My hubby always says how much he loves me, but has no idea what I like and dislike, what I need and what I think.

He says that my thoughts burden him, that is he tired and bleak when he has to do things I love, and constantly buys me presents I dislike. For 8 years...

And so he loves me, would do anything for me, likes me...realy does... :rolleyes:

Honestly, if it wasn't for God, and for the children's sake I wouldn't stay in this marriage not a second more.

What would be the point?

[/quote]

If his wife had an affair, the blame is on HER for that choice. NOTHING he has done justifies that betrayal. So if he hasn't been reading her mind, he deserves this? Stop blaming men for everything that goes wrong in a marriage! We women expect men to read our minds and then we lash out when they can't! When your finger is pointing outward at someone else, three fingers are pointing back at yourself!


#20

Thank you TheRealJuliane,

In my heart I want to believe that it is all the little things she is claiming that caused her to give up on “us”. I don’t want to think that there is a possibility she could be cheating, I don’t see this as part of her moral upbringing.

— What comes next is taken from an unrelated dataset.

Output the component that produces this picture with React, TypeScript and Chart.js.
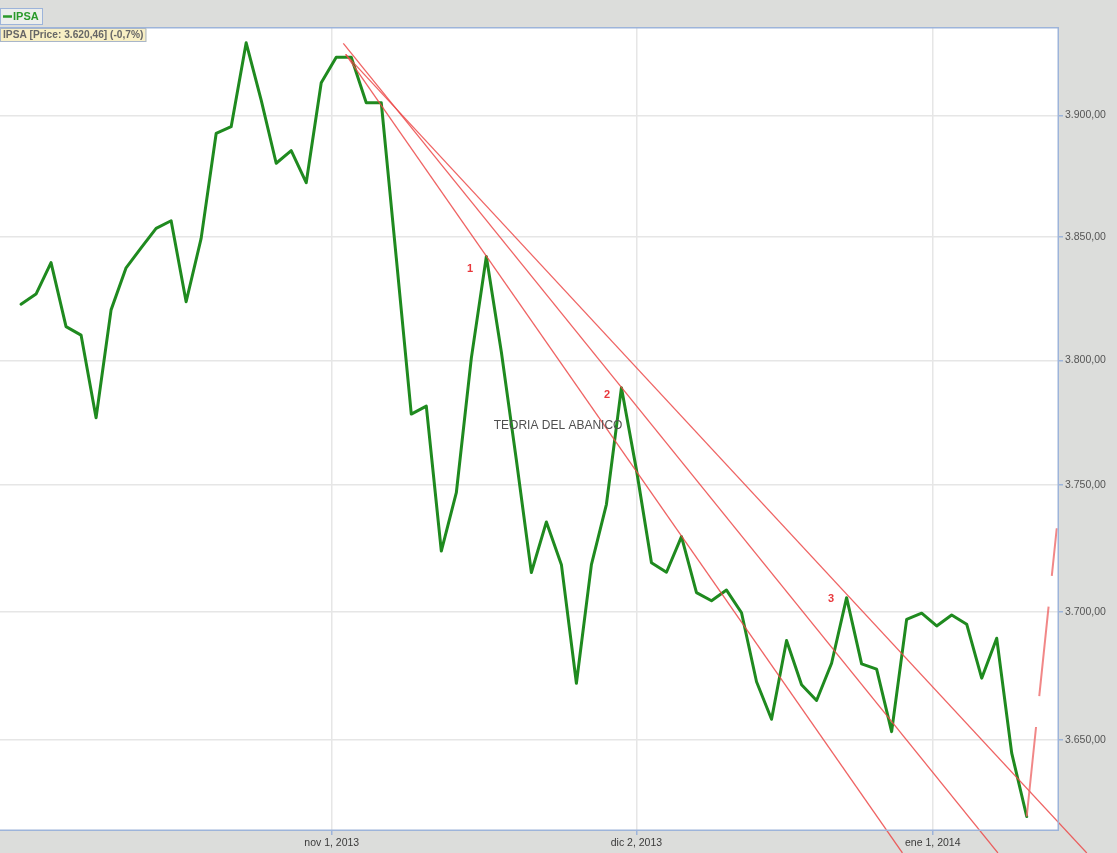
import React, { useEffect, useRef } from "react";
import { Chart, registerables } from "chart.js";

Chart.register(...registerables);

// Trading days (category of each point)
const dates = [
  "2013-10-03", "2013-10-04", "2013-10-07", "2013-10-08", "2013-10-09", "2013-10-10", "2013-10-11",
  "2013-10-14", "2013-10-15", "2013-10-16", "2013-10-17", "2013-10-18", "2013-10-21", "2013-10-22",
  "2013-10-23", "2013-10-24", "2013-10-25", "2013-10-28", "2013-10-29", "2013-10-30", "2013-10-31",
  "2013-11-04", "2013-11-05", "2013-11-06", "2013-11-07", "2013-11-08", "2013-11-11", "2013-11-12",
  "2013-11-13", "2013-11-14", "2013-11-15", "2013-11-18", "2013-11-19", "2013-11-20", "2013-11-21",
  "2013-11-22", "2013-11-25", "2013-11-26", "2013-11-27", "2013-11-28", "2013-11-29", "2013-12-02",
  "2013-12-03", "2013-12-04", "2013-12-05", "2013-12-06", "2013-12-09", "2013-12-10", "2013-12-11",
  "2013-12-12", "2013-12-13", "2013-12-16", "2013-12-17", "2013-12-18", "2013-12-19", "2013-12-20",
  "2013-12-23", "2013-12-24", "2013-12-26", "2013-12-27", "2013-12-30", "2014-01-02", "2014-01-03",
  "2014-01-06", "2014-01-07", "2014-01-08", "2014-01-09", "2014-01-10",
];

// IPSA closing values
const ipsa = [
  3822.7, 3826.8, 3839.6, 3813.6, 3810.2, 3776.9, 3820.4,
  3837.5, 3845.6, 3853.6, 3856.7, 3823.7, 3849.5, 3892.6,
  3895.4, 3930.2, 3906.4, 3880.3, 3885.5, 3872.3, 3913.6,
  3924.2, 3924.2, 3905.3, 3905.3, 3841.5, 3778.4, 3781.6,
  3723.9, 3747.0, 3800.9, 3842.1, 3803.4, 3760.0, 3715.4,
  3735.4, 3718.5, 3672.0, 3718.5, 3742.4, 3789.0, 3756.1,
  3719.3, 3715.5, 3729.6, 3707.5, 3704.3, 3708.5, 3699.6,
  3672.6, 3658.0, 3688.7, 3671.4, 3665.3, 3679.8, 3705.5,
  3679.6, 3677.5, 3653.2, 3697.0, 3699.4, 3694.4, 3698.7,
  3695.1, 3674.0, 3689.6, 3644.9, 3620.46,
];

// Axis ticks
const yTicks = [3650, 3700, 3750, 3800, 3850, 3900];
const xTickPositions = [20.7, 41, 60.74];
const xTickLabels = ["nov 1, 2013", "dic 2, 2013", "ene 1, 2014"];

// Fan lines (index, price)
const fanFromIdx = [21.63, 21.47, 21.63];
const fanFromVal = [3925.4, 3930.0, 3925.4];
const fanToIdx = [58.72, 65.08, 71.0];
const fanToVal = [3606.5, 3606.5, 3606.5];

// Dashed projection line
const projIdx = [67, 69.0];
const projVal = [3620.46, 3732.9];

// Fan labels
const fanLabels = ["1", "2", "3"];
const fanLabelIdx = [29.91, 39.04, 53.96];
const fanLabelVal = [3837.0, 3786.1, 3705.0];

const noteText = "TEORIA DEL ABANICO";
const noteIdx = 35.78;
const noteVal = 3773.6;

const FONT = "'Liberation Sans', Arial, Helvetica, sans-serif";

function fmtNum(v: number): string {
  const fixed = v.toFixed(2);
  const [ip, dp] = fixed.split(".");
  const withDots = ip.replace(/\B(?=(\d{3})+(?!\d))/g, ".");
  return withDots + "," + dp;
}

const overlayPlugin = {
  id: "overlayPlugin",
  beforeDraw(chart: any) {
    const { ctx, chartArea: a, width, height } = chart;
    ctx.save();
    ctx.fillStyle = "#dcdddb";
    ctx.fillRect(0, 0, width, height);
    ctx.fillStyle = "#ffffff";
    ctx.fillRect(a.left, a.top, a.right - a.left, a.bottom - a.top);
    ctx.restore();
  },
  afterDatasetsDraw(chart: any) {
    const { ctx } = chart;
    const xs = chart.scales.x;
    const ys = chart.scales.y;
    ctx.save();
    ctx.strokeStyle = "rgba(236,72,72,0.85)";
    ctx.lineWidth = 1.3;
    for (let i = 0; i < fanFromIdx.length; i++) {
      ctx.beginPath();
      ctx.moveTo(xs.getPixelForValue(fanFromIdx[i]), ys.getPixelForValue(fanFromVal[i]));
      ctx.lineTo(xs.getPixelForValue(fanToIdx[i]), ys.getPixelForValue(fanToVal[i]));
      ctx.stroke();
    }
    ctx.setLineDash([90, 31]);
    ctx.strokeStyle = "rgba(238,105,105,0.8)";
    ctx.lineWidth = 2;
    ctx.beginPath();
    ctx.moveTo(xs.getPixelForValue(projIdx[0]), ys.getPixelForValue(projVal[0]));
    ctx.lineTo(xs.getPixelForValue(projIdx[1]), ys.getPixelForValue(projVal[1]));
    ctx.stroke();
    ctx.setLineDash([]);

    ctx.fillStyle = "#e8383c";
    ctx.font = `bold 11px ${FONT}`;
    ctx.textAlign = "center";
    ctx.textBaseline = "middle";
    for (let i = 0; i < fanLabels.length; i++) {
      ctx.fillText(fanLabels[i], xs.getPixelForValue(fanLabelIdx[i]), ys.getPixelForValue(fanLabelVal[i]));
    }
    ctx.fillStyle = "#505050";
    ctx.font = `12px ${FONT}`;
    ctx.fillText(noteText, xs.getPixelForValue(noteIdx), ys.getPixelForValue(noteVal));
    ctx.restore();
  },
  afterDraw(chart: any) {
    const { ctx, chartArea: a } = chart;
    ctx.save();
    ctx.strokeStyle = "#9db4da";
    ctx.lineWidth = 1.5;
    ctx.beginPath();
    ctx.moveTo(a.left, a.top + 0.75);
    ctx.lineTo(a.right - 0.75, a.top + 0.75);
    ctx.lineTo(a.right - 0.75, a.bottom - 0.75);
    ctx.lineTo(a.left, a.bottom - 0.75);
    ctx.stroke();

    // legend box
    ctx.fillStyle = "#eceeec";
    ctx.fillRect(0, 8, 43, 17);
    ctx.strokeStyle = "#9db4da";
    ctx.lineWidth = 1;
    ctx.strokeRect(0.5, 8.5, 42, 16);
    ctx.strokeStyle = "#2a9a2a";
    ctx.lineWidth = 2.5;
    ctx.beginPath();
    ctx.moveTo(3, 16.5);
    ctx.lineTo(12, 16.5);
    ctx.stroke();
    ctx.fillStyle = "#2a9a2a";
    ctx.font = `bold 11px ${FONT}`;
    ctx.textAlign = "left";
    ctx.textBaseline = "middle";
    ctx.fillText("IPSA", 13, 17);

    // price label
    const last = ipsa[ipsa.length - 1];
    const prev = ipsa[ipsa.length - 2];
    const pct = ((last / prev - 1) * 100).toFixed(1).replace(".", ",");
    const label = `IPSA [Price: ${fmtNum(last)}] (${pct}%)`;
    ctx.font = `bold 10.2px ${FONT}`;
    const w = ctx.measureText(label).width + 6;
    ctx.fillStyle = "#f8efc4";
    ctx.fillRect(0, 28, w, 14);
    ctx.strokeStyle = "#a9b6c9";
    ctx.lineWidth = 1;
    ctx.strokeRect(0.5, 28.5, w - 1, 13);
    ctx.fillStyle = "#666666";
    ctx.fillText(label, 3, 35.5);
    ctx.restore();
  },
};

export default function App() {
  const canvasRef = useRef<HTMLCanvasElement | null>(null);

  useEffect(() => {
    document.body.style.margin = "0";
    document.body.style.background = "#dcdddb";
    const canvas = canvasRef.current;
    if (!canvas) return;
    const chart = new Chart(canvas, {
      type: "line",
      data: {
        labels: dates,
        datasets: [
          {
            label: "IPSA",
            data: ipsa.map((v, i) => ({ x: i, y: v })),
            borderColor: "#1f8a1f",
            borderWidth: 3,
            borderJoinStyle: "round",
            borderCapStyle: "round",
            pointRadius: 0,
            tension: 0,
            fill: false,
          },
        ],
      },
      options: {
        animation: false,
        responsive: true,
        maintainAspectRatio: false,
        layout: { padding: { top: 27, left: 0, right: 0, bottom: 0 } },
        plugins: {
          legend: { display: false },
          tooltip: { enabled: false },
        },
        scales: {
          x: {
            type: "linear",
            min: -1.4,
            max: 69.15,
            afterBuildTicks: (scale: any) => {
              scale.ticks = xTickPositions.map((v) => ({ value: v }));
            },
            afterFit: (scale: any) => {
              scale.height = 22;
            },
            ticks: {
              autoSkip: false,
              maxRotation: 0,
              padding: 2,
              color: "#3a3a3a",
              font: { family: FONT, size: 10.5 },
              callback: (_v: any, i: number) => xTickLabels[i],
            },
            grid: {
              color: "#e6e6e6",
              lineWidth: 1.5,
              tickColor: "#9db4da",
              tickLength: 4,
            },
            border: { display: false },
          },
          y: {
            type: "logarithmic",
            position: "right",
            min: 3614.9,
            max: 3936.8,
            afterBuildTicks: (scale: any) => {
              scale.ticks = yTicks.map((v) => ({ value: v }));
            },
            afterFit: (scale: any) => {
              scale.width = 58;
            },
            ticks: {
              padding: 2,
              color: "#555555",
              font: { family: FONT, size: 10.5 },
              callback: (v: any) => fmtNum(Number(v)),
            },
            grid: {
              color: "#e6e6e6",
              lineWidth: 1.5,
              tickColor: "#9db4da",
              tickLength: 4,
            },
            border: { display: false },
          },
        },
      },
      plugins: [overlayPlugin],
    });
    return () => chart.destroy();
  }, []);

  return (
    <div style={{ width: 1117, height: 853, position: "relative" }}>
      <canvas ref={canvasRef} />
    </div>
  );
}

To know she is willing (even if begrudgingly) to go to Retrouvaille with me gives me a shred of hope to hold on to. I love her with my heart and soul, and would put my life down for her and the kids. I told her this (and am trying to show this as well) and she still says there is nothing left to work with.

I must remain strong, and keep the faith. God want’s what is best for us, and I know this is not what her would want. I am willing to do whatever it takes but I need her to allow “us” another chance.

May God bless you and your family today and always.